There can never be too many books with a potential to interest kids in the workings of their own real world by connecting it to the worlds of their imaginations. I'd certainly rather see them involved with wrestling the concepts in a book like this than any of the myriad brain-destroying gadgets that surround them these days.

Oh, and I guess adults will enjoy the book too.

Tuesday, November 20, 2007 12:05 PM

Shlock the Monkey

How is it possible that such an article was written, concieved or or passed by an editor?

Quickly! Beowulf - the movie and LOTR deserved the same brilliant work applied to them as well.

This asylum only has inmates.

"Bewitched - Feminism, Madison Avenue and the rewritting of gender roles in the context of the cultural revolution of the sixties and the post-modern role or women in the post nuclear family."
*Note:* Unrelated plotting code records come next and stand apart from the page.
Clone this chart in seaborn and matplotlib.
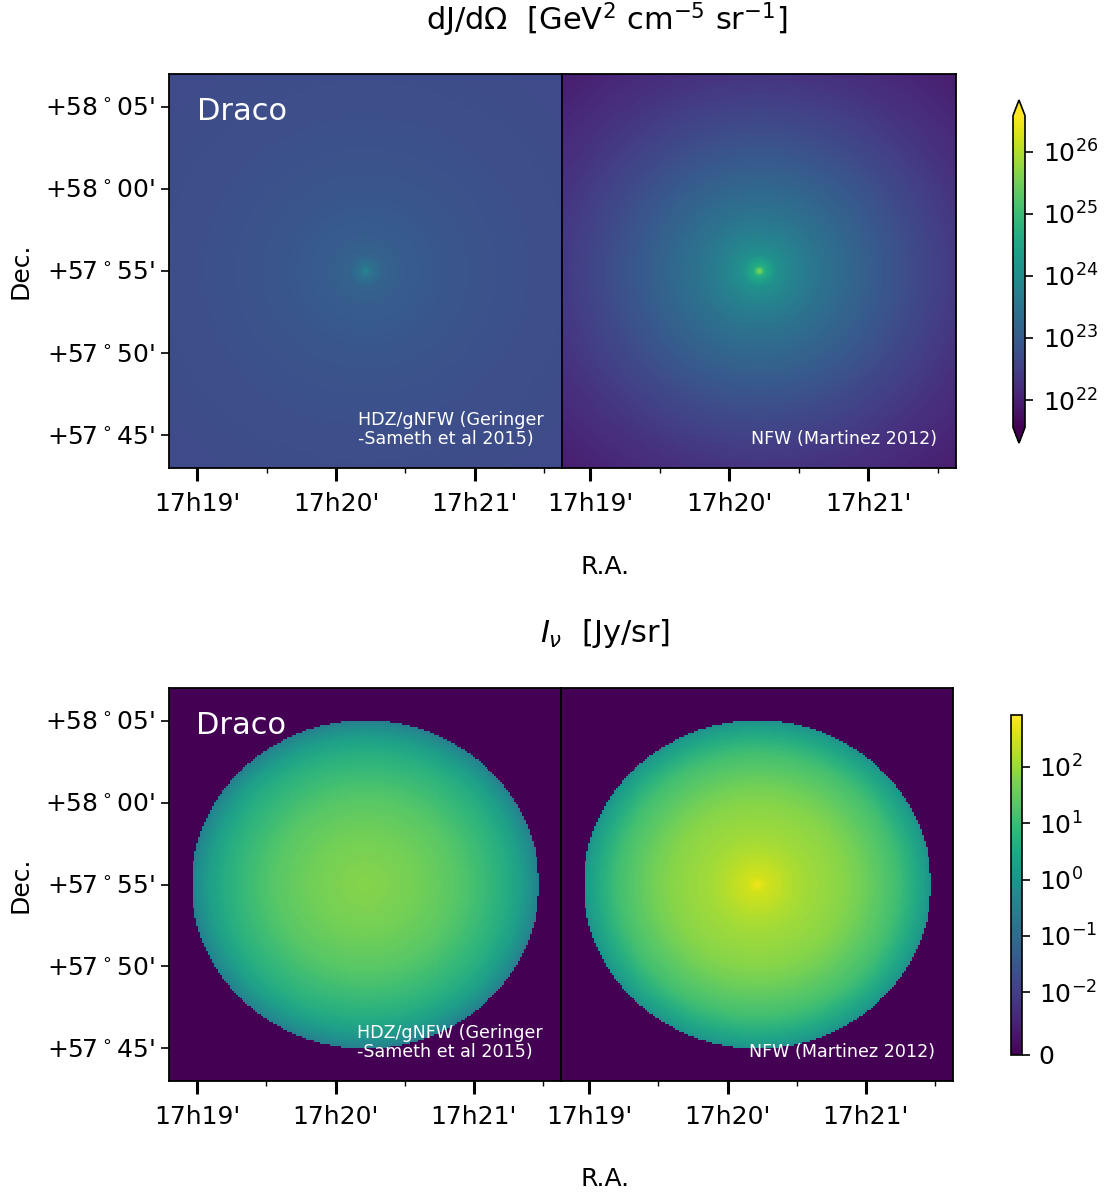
import numpy as np
import matplotlib
matplotlib.use("Agg")
import matplotlib.pyplot as plt
import matplotlib.colors as mcolors
import seaborn as sns

# sky grid (R.A. in minutes after 17h, Dec. in arcmin after +57 deg)
ra_lim = [18.795, 21.63]
dec_lim = [43.0, 67.0]
ra_center = 20.215
dec_center = 55.0
n_pix = 200

ra_ticks = [19, 20, 21]
ra_minor = [19.5, 20.5, 21.5]
ra_labels = ["17h19'", "17h20'", "17h21'"]
dec_ticks = [45, 50, 55, 60, 65]
dec_labels = [r"+57$^\circ$45'", r"+57$^\circ$50'", r"+57$^\circ$55'",
              r"+58$^\circ$00'", r"+58$^\circ$05'"]

# radial profiles (radius in arcmin -> log10 value)
r_J = [0, 0.3, 1, 2, 4, 6, 9, 12, 15, 18]
logJ_hdz = [23.92, 23.47, 23.12, 23.02, 22.93, 22.85, 22.78, 22.73, 22.69, 22.66]
logJ_nfw = [25.83, 24.67, 24.07, 23.77, 23.37, 23.07, 22.66, 22.31, 22.06, 21.86]

r_I = [0, 0.5, 2, 3, 5, 6, 8, 9, 9.7, 10]
logI_hdz = [1.80, 1.79, 1.70, 1.62, 1.38, 1.18, 0.68, 0.25, -0.25, -0.58]
logI_nfw = [2.80, 2.50, 2.20, 2.05, 1.83, 1.62, 1.11, 0.63, 0.21, -0.10]
disk_radius = 10.0

J_range = [10**21.56, 10**26.58]
I_max = 10**2.92
J_cticks = [1e22, 1e23, 1e24, 1e25, 1e26]
I_cticks = [0, 1e-2, 1e-1, 1, 10, 100]
I_clabels = ["0", "$10^{-2}$", "$10^{-1}$", "$10^{0}$", "$10^{1}$", "$10^{2}$"]

panel_names = ["HDZ/gNFW (Geringer\n-Sameth et al 2015)", "NFW (Martinez 2012)"]

sns.set_theme(style="ticks", rc={"axes.edgecolor": "black", "text.color": "black",
                                 "xtick.color": "black", "ytick.color": "black",
                                 "axes.labelcolor": "black"})
plt.rcParams["font.family"] = ["DejaVu Sans"]
cmap = sns.color_palette("viridis", as_cmap=True)

# radius of every pixel from the galaxy centre, on the sky
ra_c = np.linspace(ra_lim[0], ra_lim[1], n_pix + 1)
ra_c = 0.5 * (ra_c[1:] + ra_c[:-1])
dec_c = np.linspace(dec_lim[1], dec_lim[0], n_pix + 1)
dec_c = 0.5 * (dec_c[1:] + dec_c[:-1])
RA, DEC = np.meshgrid(ra_c, dec_c)
R = np.hypot((RA - ra_center) * 15 * np.cos(np.radians(57.92)), DEC - dec_center)

J_maps = [10 ** np.interp(R, r_J, logJ_hdz), 10 ** np.interp(R, r_J, logJ_nfw)]
I_maps = [np.where(R <= disk_radius, 10 ** np.interp(R, r_I, logI_hdz), 0.0),
          np.where(R <= disk_radius, 10 ** np.interp(R, r_I, logI_nfw), 0.0)]

W, H = 1107, 1192
fig = plt.figure(figsize=(W / 100, H / 100), dpi=100)


def px_axes(l, t, r, b):
    return fig.add_axes([l / W, 1 - b / H, (r - l) / W, (b - t) / H])


def to_col(ra):
    return (np.asarray(ra) - ra_lim[0]) / (ra_lim[1] - ra_lim[0]) * n_pix


def to_row(dec):
    return (dec_lim[1] - np.asarray(dec)) / (dec_lim[1] - dec_lim[0]) * n_pix


def style_panel(ax, i, show_y):
    for sp in ax.spines.values():
        sp.set_visible(True)
        sp.set_linewidth(1.3)
        sp.set_color("black")
    ax.set_xticks(to_col(ra_ticks))
    ax.set_xticklabels(ra_labels, fontsize=18, rotation=0)
    ax.set_xticks(to_col(ra_minor), minor=True)
    ax.tick_params(axis="x", which="major", length=9, width=2.2, pad=8)
    ax.tick_params(axis="x", which="minor", length=3.5, width=1)
    if show_y:
        ax.set_yticks(to_row(dec_ticks))
        ax.set_yticklabels(dec_labels, fontsize=18, rotation=0)
        ax.tick_params(axis="y", which="major", length=6, width=1.2, pad=4)
    else:
        ax.set_yticks([])
    ax.text(0.48, 0.05, panel_names[i], transform=ax.transAxes, color="white",
            fontsize=12.6, ha="left", va="bottom", linespacing=1.1)
    if i == 0:
        ax.text(0.07, 0.905, "Draco", transform=ax.transAxes, color="white",
                fontsize=22, ha="left", va="center")


# ---- top row: dJ/dOmega ----
J_norm = mcolors.LogNorm(vmin=J_range[0], vmax=J_range[1])
top_axes = [px_axes(169, 74, 562, 468), px_axes(562, 74, 956, 468)]
cax_top = px_axes(1013, 100, 1025, 443)
for i, ax in enumerate(top_axes):
    sns.heatmap(J_maps[i], ax=ax, cmap=cmap, norm=J_norm, cbar=(i == 0),
                cbar_ax=cax_top if i == 0 else None,
                cbar_kws={"extend": "both", "ticks": J_cticks} if i == 0 else None,
                xticklabels=False, yticklabels=False, rasterized=True)
    style_panel(ax, i, i == 0)
cb = top_axes[0].collections[0].colorbar
cb.outline.set_linewidth(1.2)
cb.ax.minorticks_off()
cb.ax.tick_params(labelsize=18, length=6, width=1.2, pad=7)

# ---- bottom row: I_nu ----
I_norm = mcolors.SymLogNorm(linthresh=1e-2, linscale=1.0, vmin=0, vmax=I_max, base=10)
bot_axes = [px_axes(169, 688, 561, 1081), px_axes(561, 688, 953, 1081)]
cax_bot = px_axes(1011, 715, 1022, 1055)
for i, ax in enumerate(bot_axes):
    sns.heatmap(I_maps[i], ax=ax, cmap=cmap, norm=I_norm, cbar=(i == 0),
                cbar_ax=cax_bot if i == 0 else None,
                cbar_kws={"ticks": I_cticks} if i == 0 else None,
                xticklabels=False, yticklabels=False, rasterized=True)
    style_panel(ax, i, i == 0)
cb2 = bot_axes[0].collections[0].colorbar
cb2.outline.set_linewidth(1.2)
cb2.ax.minorticks_off()
cb2.set_ticks(I_cticks)
cb2.set_ticklabels(I_clabels)
cb2.ax.tick_params(labelsize=18, length=6, width=1.2, pad=6)

# titles and axis labels
fig.text(607 / W, 1 - 20 / H, r"dJ/d$\Omega$  [GeV$^2$ cm$^{-5}$ sr$^{-1}$]",
         ha="center", va="center", fontsize=22)
fig.text(605 / W, 1 - 633 / H, r"$I_\nu$  [Jy/sr]", ha="center", va="center", fontsize=22)
for yc in [271, 885]:
    fig.text(20 / W, 1 - yc / H, "Dec.", rotation=90, ha="center", va="center", fontsize=18)
for yc in [567, 1179]:
    fig.text(605 / W, 1 - yc / H, "R.A.", ha="center", va="center", fontsize=18)

fig.savefig("out.png", dpi=100)
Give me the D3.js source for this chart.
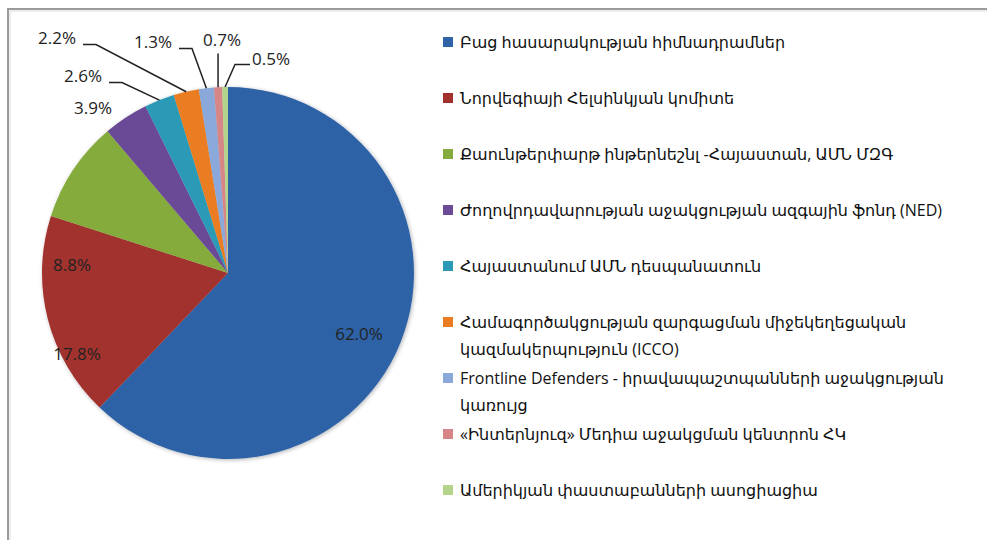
<!DOCTYPE html>
<html>
<head>
<meta charset="utf-8">
<script src="https://cdn.jsdelivr.net/npm/d3@7"></script>
<style>
  body { margin: 0; background: #fff; }
  svg { display: block; font-family: "Open Sans", "DejaVu Sans", sans-serif; }
</style>
</head>
<body>
<svg id="chart"></svg>
<script>
const donors = [
  "Բաց հասարակության հիմնադրամներ",
  "Նորվեգիայի Հելսինկյան կոմիտե",
  "Քաունթերփարթ ինթերնեշնլ -Հայաստան, ԱՄՆ ՄԶԳ",
  "Ժողովրդավարության աջակցության ազգային ֆոնդ (NED)",
  "Հայաստանում ԱՄՆ դեսպանատուն",
  "Համագործակցության զարգացման միջեկեղեցական\nկազմակերպություն (ICCO)",
  "Frontline Defenders - իրավապաշտպանների աջակցության\nկառույց",
  "«Ինտերնյուզ» Մեդիա աջակցման կենտրոն ՀԿ",
  "Ամերիկյան փաստաբանների ասոցիացիա"
];
const shares = [62.0, 17.8, 8.8, 3.9, 2.6, 2.2, 1.3, 0.7, 0.5];
const colors = ["#2f62a6", "#a2302d", "#86ab3d", "#6b4a96", "#2b9ab6", "#ea7d21", "#8aa8d9", "#d78688", "#b5d48b"];

const width = 987, height = 540;
const cx = 228, cy = 273, radius = 186;

// where each percent label sits, relative to the pie centre (picked off the original)
const labelSpots = [
  {dx: 131, dy: 60, leader: false},
  {dx: -151, dy: 80, leader: false},
  {dx: -156, dy: -9, leader: false},
  {dx: -135, dy: -166, leader: false},
  {dx: -145, dy: -198, leader: true},
  {dx: -171, dy: -236, leader: true},
  {dx: -75, dy: -232, leader: true},
  {dx: -6, dy: -234, leader: true},
  {dx: 43, dy: -215, leader: true}
];

const svg = d3.select("#chart")
              .attr("width", width)
              .attr("height", height);

// frame (only top and left edges show in the crop)
svg.append("path")
   .attr("d", `M8,${height} V9 H${width}`)
   .attr("fill", "none")
   .attr("stroke", "#9b9b9b")
   .attr("stroke-width", 2);
svg.append("path")
   .attr("d", `M10,${height} V11 H${width}`)
   .attr("fill", "none")
   .attr("stroke", "#dcdcdc")
   .attr("stroke-width", 1);

const defs = svg.append("defs");
const shadow = defs.append("filter").attr("id", "soft").attr("x", "-10%").attr("y", "-10%").attr("width", "120%").attr("height", "120%");
shadow.append("feGaussianBlur").attr("in", "SourceAlpha").attr("stdDeviation", 2);
shadow.append("feOffset").attr("dx", 1).attr("dy", 1).attr("result", "b");
shadow.append("feComponentTransfer").append("feFuncA").attr("type", "linear").attr("slope", 0.3);
const merge = shadow.append("feMerge");
merge.append("feMergeNode");
merge.append("feMergeNode").attr("in", "SourceGraphic");

const pie = d3.pie().sort(null).value(d => d);
const arcs = pie(shares);
const arc = d3.arc().innerRadius(0).outerRadius(radius);
const edge = d3.arc().innerRadius(radius).outerRadius(radius);

const g = svg.append("g").attr("transform", `translate(${cx},${cy})`);

g.append("g")
 .attr("filter", "url(#soft)")
 .selectAll("path")
 .data(arcs)
 .enter()
 .append("path")
 .attr("d", arc)
 .attr("fill", (d, i) => colors[i]);

const fmt = d3.format(".1f");
const labels = g.selectAll(".pct")
                .data(arcs)
                .enter()
                .append("text")
                .attr("class", "pct")
                .attr("x", (d, i) => labelSpots[i].dx)
                .attr("y", (d, i) => labelSpots[i].dy)
                .attr("text-anchor", "middle")
                .attr("dominant-baseline", "central")
                .attr("font-size", 17)
                .attr("fill", "#222")
                .text(d => fmt(d.data) + "%");

// leader lines for the thin slices
labels.each(function(d, i) {
  if (!labelSpots[i].leader) return;
  const box = this.getBBox();
  const p = edge.centroid(d);
  let pts;
  if (box.x + box.width / 2 < p[0] - 10) {
    const ax = box.x + box.width + 7, ay = box.y + box.height - 4;
    pts = [[ax, ay], [ax + 13, ay], p];
  } else if (box.x + box.width / 2 > p[0] + 10) {
    const ax = box.x - 2, ay = box.y + box.height - 5;
    pts = [[ax, ay], [ax - 15, ay], p];
  } else {
    pts = [[p[0], box.y + box.height + 3], p];
  }
  g.append("path")
   .attr("d", d3.line()(pts))
   .attr("fill", "none")
   .attr("stroke", "#222")
   .attr("stroke-width", 1.5);
});

// legend
const legendY = d3.scalePoint().domain(d3.range(donors.length)).range([42, 490]);
const legend = svg.append("g")
                  .selectAll("g")
                  .data(donors)
                  .enter()
                  .append("g")
                  .attr("transform", (d, i) => `translate(443,${legendY(i)})`);

legend.append("rect")
      .attr("y", -5)
      .attr("width", 10)
      .attr("height", 10)
      .attr("fill", (d, i) => colors[i]);

legend.append("text")
      .attr("x", 17)
      .attr("font-size", 16)
      .attr("fill", "#111")
      .selectAll("tspan")
      .data(d => d.split("\n"))
      .enter()
      .append("tspan")
      .attr("x", 17)
      .attr("y", (d, j) => j * 27)
      .attr("dominant-baseline", "central")
      .text(d => d);
</script>
</body>
</html>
Don't dis my disertation, bro.

Tuesday, November 20, 2007 12:05 PM

Shlock the Monkey

How is it possible that such an article was written, concieved or or passed by an editor?

Quickly! Beowulf - the movie and LOTR deserved the same brilliant work applied to them as well.

This asylum only has inmates.

"Bewitched - Feminism, Madison Avenue and the rewritting of gender roles in the context of the cultural revolution of the sixties and the post-modern role or women in the post nuclear family."

Don't dis my disertation, bro.

Tuesday, November 20, 2007 12:49 PM

Law, tortue and Harry Potter

I should have been a professor because if I had that kind of time, I have always wanted to write the same sort of paper on the rule of law issues in THE MAN WHO SHOT LIBERTY VALANCE, oh and also one on the links between the movie BABE and the Jackie Robinson story. Ah, to be a professor....

Tuesday, November 20, 2007 12:50 PM

Rule of law is suspended in the Potter-verse

Worth mentioning, perhaps, is that the Ministry of Magic has basically suspended the rule of law in reaction to the threat they face, at least by the end of Goblet of Fire. It doesn't take more than a superficial reading to suggest that there might be parallels between the way laws are treated by the Ministry of Magic and the way laws have been treated by certain real-world governments in the last few years.

Tuesday, November 20, 2007 05:55 PM

How Much Longer

before this Harry Potter thing blows over?

I looked at the first 100 pages or so of the first book, but wasn't hooked. I feel like I've been hearing about how great these books are forever. Already.

I admit, though--the legal system in America seems to have fallen victim to numerous "curses" over the past 20 years. It would be terrific to start kids thinking about concepts of law, righteousness, morality at an early age. But we don't HAVE any such concepts to properly indoctrinate them with.

The reality presented in America is as plastic as Silly Putty, and a wizard like Giuliani can change "torture" into "intensive interrogation" with the invocation of magic words. The wizards in their high White Castle have forged a democracy in Iraq, grown a strong economy, and raised a shield of invincibility against terr'ists over all America.

Surely there must be some way to break the enchantment affecting our collective unconsciousness!

Didn't Saruman know his magic would result in the destruction of Middle Earth?

Doesn't Giuliani realize that fighting dirty (domestically and internationally) results in our losing anything worth defending?

Without freedom, human rights, and honor as core values, the USA is just another country with some deranged executive at the helm.